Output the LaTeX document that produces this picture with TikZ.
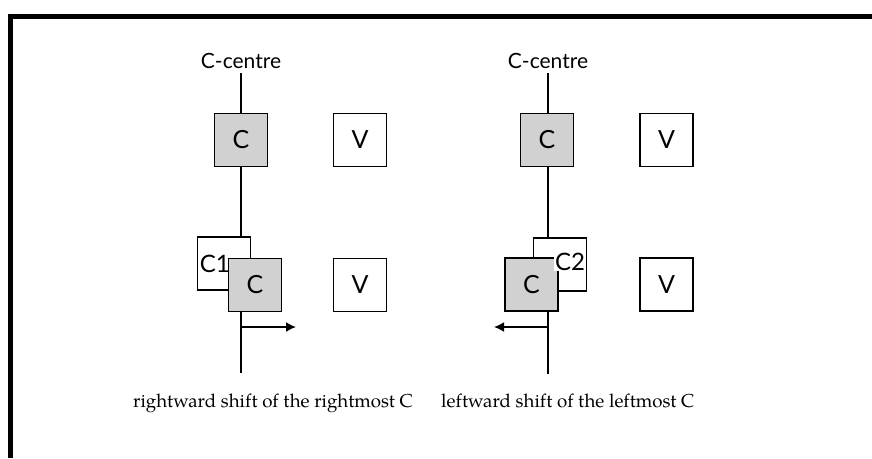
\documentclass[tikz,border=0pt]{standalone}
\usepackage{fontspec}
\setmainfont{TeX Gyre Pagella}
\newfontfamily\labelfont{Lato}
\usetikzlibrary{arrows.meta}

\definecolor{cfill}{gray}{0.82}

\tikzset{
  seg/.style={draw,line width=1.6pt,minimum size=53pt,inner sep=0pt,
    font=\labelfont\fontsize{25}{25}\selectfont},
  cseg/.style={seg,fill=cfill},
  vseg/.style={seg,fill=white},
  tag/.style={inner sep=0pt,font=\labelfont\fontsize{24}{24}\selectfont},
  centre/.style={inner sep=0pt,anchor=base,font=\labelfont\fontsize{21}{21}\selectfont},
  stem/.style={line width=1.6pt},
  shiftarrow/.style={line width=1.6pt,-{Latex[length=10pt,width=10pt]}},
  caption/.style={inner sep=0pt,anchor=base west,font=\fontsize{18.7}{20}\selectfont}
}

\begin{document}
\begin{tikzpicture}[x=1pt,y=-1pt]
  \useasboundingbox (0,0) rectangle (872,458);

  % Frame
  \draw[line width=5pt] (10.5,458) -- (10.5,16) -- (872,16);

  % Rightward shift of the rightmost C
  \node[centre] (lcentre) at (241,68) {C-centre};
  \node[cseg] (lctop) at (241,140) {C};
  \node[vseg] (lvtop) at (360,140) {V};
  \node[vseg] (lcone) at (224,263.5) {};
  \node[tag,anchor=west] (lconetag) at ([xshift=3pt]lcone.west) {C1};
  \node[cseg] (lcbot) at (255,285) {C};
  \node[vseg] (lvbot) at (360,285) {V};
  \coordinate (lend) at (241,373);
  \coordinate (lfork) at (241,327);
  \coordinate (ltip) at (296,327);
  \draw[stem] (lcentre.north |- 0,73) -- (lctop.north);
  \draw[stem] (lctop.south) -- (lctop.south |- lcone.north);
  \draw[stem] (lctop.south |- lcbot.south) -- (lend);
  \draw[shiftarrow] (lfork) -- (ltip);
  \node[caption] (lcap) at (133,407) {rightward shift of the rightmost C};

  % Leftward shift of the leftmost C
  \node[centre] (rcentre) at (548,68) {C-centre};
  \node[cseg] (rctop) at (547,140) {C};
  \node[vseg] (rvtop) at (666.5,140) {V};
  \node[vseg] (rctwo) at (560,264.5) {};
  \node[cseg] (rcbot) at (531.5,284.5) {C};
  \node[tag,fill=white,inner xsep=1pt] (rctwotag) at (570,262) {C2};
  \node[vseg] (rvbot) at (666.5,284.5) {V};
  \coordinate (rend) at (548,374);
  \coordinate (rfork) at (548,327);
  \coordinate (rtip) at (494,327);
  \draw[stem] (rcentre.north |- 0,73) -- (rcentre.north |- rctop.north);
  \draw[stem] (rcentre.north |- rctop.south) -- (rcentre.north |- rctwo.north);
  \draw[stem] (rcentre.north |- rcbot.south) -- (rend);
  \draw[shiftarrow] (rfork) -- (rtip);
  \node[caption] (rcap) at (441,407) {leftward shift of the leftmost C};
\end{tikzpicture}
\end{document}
───
■ Aim
All the material shown above is to be copied exactly, with no pictures carried over.

■ Full response
Output the LaTeX document that produces this picture with TikZ.
\documentclass[tikz,border=0pt]{standalone}
\usepackage{fontspec}
\setmainfont{TeX Gyre Pagella}
\newfontfamily\labelfont{Lato}
\usetikzlibrary{arrows.meta}

\definecolor{cfill}{gray}{0.82}

\tikzset{
  seg/.style={draw,line width=1.6pt,minimum size=53pt,inner sep=0pt,
    font=\labelfont\fontsize{25}{25}\selectfont},
  cseg/.style={seg,fill=cfill},
  vseg/.style={seg,fill=white},
  tag/.style={inner sep=0pt,font=\labelfont\fontsize{24}{24}\selectfont},
  centre/.style={inner sep=0pt,anchor=base,font=\labelfont\fontsize{21}{21}\selectfont},
  stem/.style={line width=1.6pt},
  shiftarrow/.style={line width=1.6pt,-{Latex[length=10pt,width=10pt]}},
  caption/.style={inner sep=0pt,anchor=base west,font=\fontsize{18.7}{20}\selectfont}
}

\begin{document}
\begin{tikzpicture}[x=1pt,y=-1pt]
  \useasboundingbox (0,0) rectangle (872,458);

  % Frame
  \draw[line width=5pt] (10.5,458) -- (10.5,16) -- (872,16);

  % Rightward shift of the rightmost C
  \node[centre] (lcentre) at (241,68) {C-centre};
  \node[cseg] (lctop) at (241,140) {C};
  \node[vseg] (lvtop) at (360,140) {V};
  \node[vseg] (lcone) at (224,263.5) {};
  \node[tag,anchor=west] (lconetag) at ([xshift=3pt]lcone.west) {C1};
  \node[cseg] (lcbot) at (255,285) {C};
  \node[vseg] (lvbot) at (360,285) {V};
  \coordinate (lend) at (241,373);
  \coordinate (lfork) at (241,327);
  \coordinate (ltip) at (296,327);
  \draw[stem] (lcentre.north |- 0,73) -- (lctop.north);
  \draw[stem] (lctop.south) -- (lctop.south |- lcone.north);
  \draw[stem] (lctop.south |- lcbot.south) -- (lend);
  \draw[shiftarrow] (lfork) -- (ltip);
  \node[caption] (lcap) at (133,407) {rightward shift of the rightmost C};

  % Leftward shift of the leftmost C
  \node[centre] (rcentre) at (548,68) {C-centre};
  \node[cseg] (rctop) at (547,140) {C};
  \node[vseg] (rvtop) at (666.5,140) {V};
  \node[vseg] (rctwo) at (560,264.5) {};
  \node[cseg] (rcbot) at (531.5,284.5) {C};
  \node[tag,fill=white,inner xsep=1pt] (rctwotag) at (570,262) {C2};
  \node[vseg] (rvbot) at (666.5,284.5) {V};
  \coordinate (rend) at (548,374);
  \coordinate (rfork) at (548,327);
  \coordinate (rtip) at (494,327);
  \draw[stem] (rcentre.north |- 0,73) -- (rcentre.north |- rctop.north);
  \draw[stem] (rcentre.north |- rctop.south) -- (rcentre.north |- rctwo.north);
  \draw[stem] (rcentre.north |- rcbot.south) -- (rend);
  \draw[shiftarrow] (rfork) -- (rtip);
  \node[caption] (rcap) at (441,407) {leftward shift of the leftmost C};
\end{tikzpicture}
\end{document}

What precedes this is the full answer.